Arturo Mediano received his M.Sc. (1990) and his Ph. D. (1997) in Electrical Engineering from University of Zaragoza (Spain), where he has held a teaching professorship in EMI/EMC/RF/SI from 1992. From 1990, he has been involved in R&D projects in EMI/EMC/SI/RF fields for communications, industry and scientific/medical applications with a solid experience in training, consultancy and troubleshooting for companies in Spain, USA, Switzerland, France, UK, Italy, Belgium, Germany and The Netherlands. He is the founder of The HF-Magic Lab®, a specialized laboratory for design, diagnostic, troubleshooting, and training in the EMI/EMC/SI and RF fields at I3A (University of Zaragoza), and from 2011, he is instructor for Besser Associates (CA, USA) offering public and on site courses in EMI/EMC/SI/RF subjects through the USA, especially in Silicon Valley/San Francisco Bay Area. He is Senior Member of the IEEE, active member from 1999 (now Chair) of the MTT-17 (HF/VHF/UHF) Technical Committee of the Microwave Theory and Techniques Society and member of the Electromagnetic Compatibility Society. Arturo can be reached at firstname.lastname@example.org. Web: www.cartoontronics.com.
Hello Professor, I once attended a training from Eur Ing Keith Armstrong who illustrated this concept in a unique way. He stated that for a wave propagation to happen, the impedance needs to be maintained uniform (i.e. there should be no change in impedance).
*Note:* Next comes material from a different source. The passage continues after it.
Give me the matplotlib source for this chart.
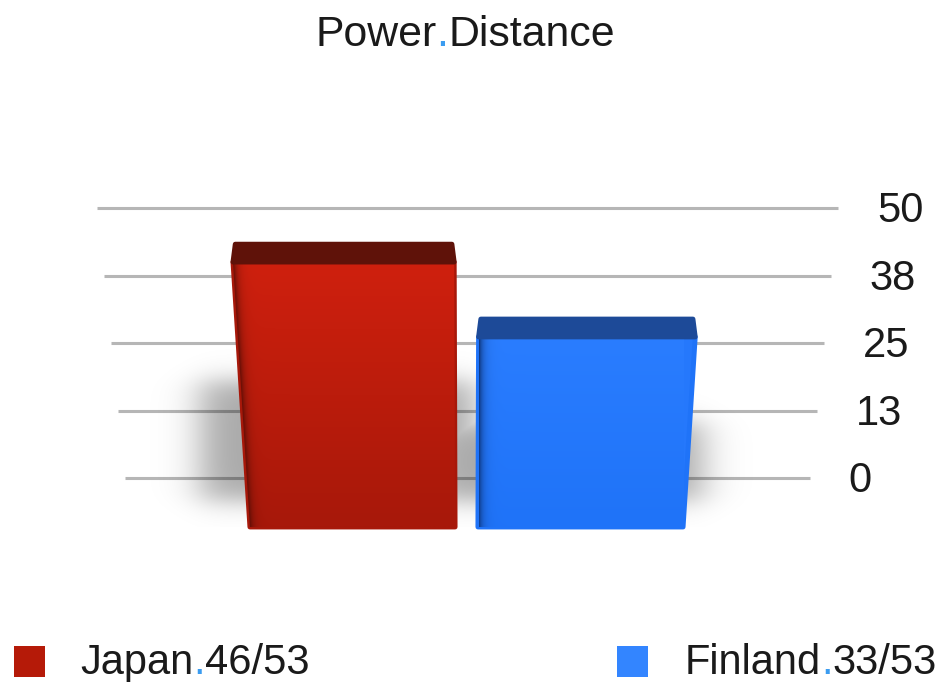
import numpy as np
import matplotlib
matplotlib.use('Agg')
import matplotlib.pyplot as plt
from matplotlib.patches import Polygon, Rectangle
from matplotlib.colors import to_rgb

plt.rcParams['font.family'] = ['Liberation Sans', 'DejaVu Sans']

# scores out of the maximum on the index
countries = ['Japan', 'Finland']
scores = [46, 33]
max_score = 53
tick_values = [0, 12.5, 25, 37.5, 50]
tick_labels = ['0', '13', '25', '38', '50']

front_top = ['#cf200e', '#2a7dff']
front_bottom = ['#a7180a', '#1f73f8']
edge_dark = ['#5a0d05', '#0a2a66']
top_face = ['#5f1209', '#1d4a98']
legend_colours = ['#b51a08', '#3385ff']
DOT_BLUE = '#3b9cf0'
TEXT = '#1a1a1a'
GRID = '#b6b6b6'

W, H = 947, 682
fig = plt.figure(figsize=(W / 100, H / 100), dpi=100)


def px_box(left, top, right, bottom):
    """axes rect from pixel edges (top-left origin)"""
    return [left / W, 1 - bottom / H, (right - left) / W, (bottom - top) / H]


# back wall with the value grid
ax = fig.add_axes(px_box(97, 208, 838, 478))
ax.set_xlim(0, 1)
ax.set_ylim(0, 50)
ax.axis('off')
for v, lab in zip(tick_values, tick_labels):
    inset = 0.038 * (1 - v / 50)
    ax.hlines(v, inset, 1 - inset, colors=GRID, lw=2.2, clip_on=False, zorder=1)
    ax.annotate(lab, xy=(1 - inset, v), xytext=(28, -2.5), textcoords='offset points',
                ha='left', va='center', fontsize=30, color=TEXT, annotation_clip=False)

# bars sit in front of the wall, on their own (larger) scale
bx = fig.add_axes(px_box(124.5, 239, 808.5, 527))
bx.set_xlim(-1, 2)
bx.set_ylim(0, 50)
bx.axis('off')

positions = np.arange(len(countries))
bar_w = 0.9
k = 0.0017      # widening of the bars with height


def persp(x, h):
    return 0.5 + (x - 0.5) * (1 + k * h)


def soft_box(t, a, b, w):
    return 0.5 * (np.tanh((t - a) / w) - np.tanh((t - b) / w))


# soft drop shadows behind the bars
xs = np.linspace(-1, 2, 900)
ys = np.linspace(0, 50, 400)
X, Y = np.meshgrid(xs, ys)
alpha = np.zeros_like(X)
for p, v in zip(positions, scores):
    x0, x1 = p - bar_w / 2, p + bar_w / 2
    a = 0.34 * soft_box(X, x0 - 0.22, x1 + 0.08, 0.1) * soft_box(Y, 4.5, 0.55 * v, 2.5)
    alpha = np.maximum(alpha, a)
shadow = np.zeros(X.shape + (4,))
shadow[..., 3] = alpha
bx.imshow(shadow, extent=(-1, 2, 0, 50), origin='lower', aspect='auto',
          interpolation='bilinear', zorder=1)

for i, (p, v) in enumerate(zip(positions, scores)):
    x0, x1 = p - bar_w / 2, p + bar_w / 2
    front = [(persp(x0, 0), 0), (persp(x1, 0), 0), (persp(x1, v), v), (persp(x0, v), v)]
    mid = np.mean([to_rgb(front_top[i]), to_rgb(front_bottom[i])], axis=0)
    face = Polygon(front, closed=True, fc=mid, ec=front_bottom[i], lw=3.5, joinstyle='round',
                   zorder=3, clip_on=False)
    bx.add_patch(face)

    # shaded front face: vertical gradient, darker strip on the left side
    lo, hi = persp(x0, v), persp(x1, 0)
    gx, gy = np.meshgrid(np.linspace(lo, hi, 200), np.linspace(0, v, 200))
    left = persp(x0, gy)
    right = persp(x1, gy)
    u = np.clip((gx - left) / (right - left), 0, 1)
    f = (gy / v)[..., None]
    col = np.array(to_rgb(front_bottom[i])) * (1 - f) + np.array(to_rgb(front_top[i])) * f
    edge_mix = np.exp(-u / 0.02)[..., None] * 0.8
    col = col * (1 - edge_mix) + np.array(to_rgb(edge_dark[i])) * edge_mix
    im = bx.imshow(col, extent=(lo, hi, 0, v), origin='lower', aspect='auto',
                   interpolation='bilinear', zorder=4)
    im.set_clip_path(face)

    # top face
    d = 3.1
    top = [(persp(x0, v), v), (persp(x1, v), v),
           (persp(x1, v) - 0.01, v + d), (persp(x0, v) + 0.01, v + d)]
    bx.add_patch(Polygon(top, closed=True, fc=top_face[i], ec=top_face[i], lw=3.5,
                         joinstyle='round', zorder=5, clip_on=False))

bx.set_xlim(-1, 2)
bx.set_ylim(0, 50)


def dotted_text(x, y, head, tail, size=30):
    """draw head, a blue dot, then tail on one baseline"""
    t1 = fig.text(x, y, head, fontsize=size, color=TEXT, ha='left', va='baseline')
    t2 = ax.annotate('.', xy=(1, 0), xycoords=t1, ha='left', va='bottom',
                     fontsize=size, color=DOT_BLUE, annotation_clip=False)
    ax.annotate(tail, xy=(1, 0), xycoords=t2, ha='left', va='bottom',
                fontsize=size, color=TEXT, annotation_clip=False)


dotted_text(315 / W, 1 - 46 / H, 'Power', 'Distance', size=30.8)

# legend
legend_x = [(14, 80), (617, 685)]
for i, country in enumerate(countries):
    sq_x, txt_x = legend_x[i]
    fig.add_artist(Rectangle((sq_x / W, 1 - 677 / H), 31 / W, 31 / H,
                             transform=fig.transFigure, fc=legend_colours[i], ec='none'))
    dotted_text(txt_x / W, 1 - 674 / H, country, '{}/{}'.format(scores[i], max_score))

fig.savefig('out.png', dpi=100, facecolor='white')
So for a wave propagation to not happen (or to filter it out), the impedance needs to be maintained non-uniform (i.e. there should be maximum impedance discontinuities in the path). So a low impedance needs to be followed with a high impedance and then followed by a low impedance etc. It was quite an intuitive way for me to understand the concept.
Thanks & Regards,
That is correct. When using inductors and capacitors you are trying to filter
through MISMATCHING (the opposity to matching when you are looking for good coupling between two systems).
Note that you can combine or replace this technique with ABSORTION when using resistors or ferrites in your filter.
So,, for a good mismatch at the frequencies you want to avoid, you need to create a big impedance discontinuity.
A final comment: with concentrated parameters you do not need to think in wave propagation but the idea is the same.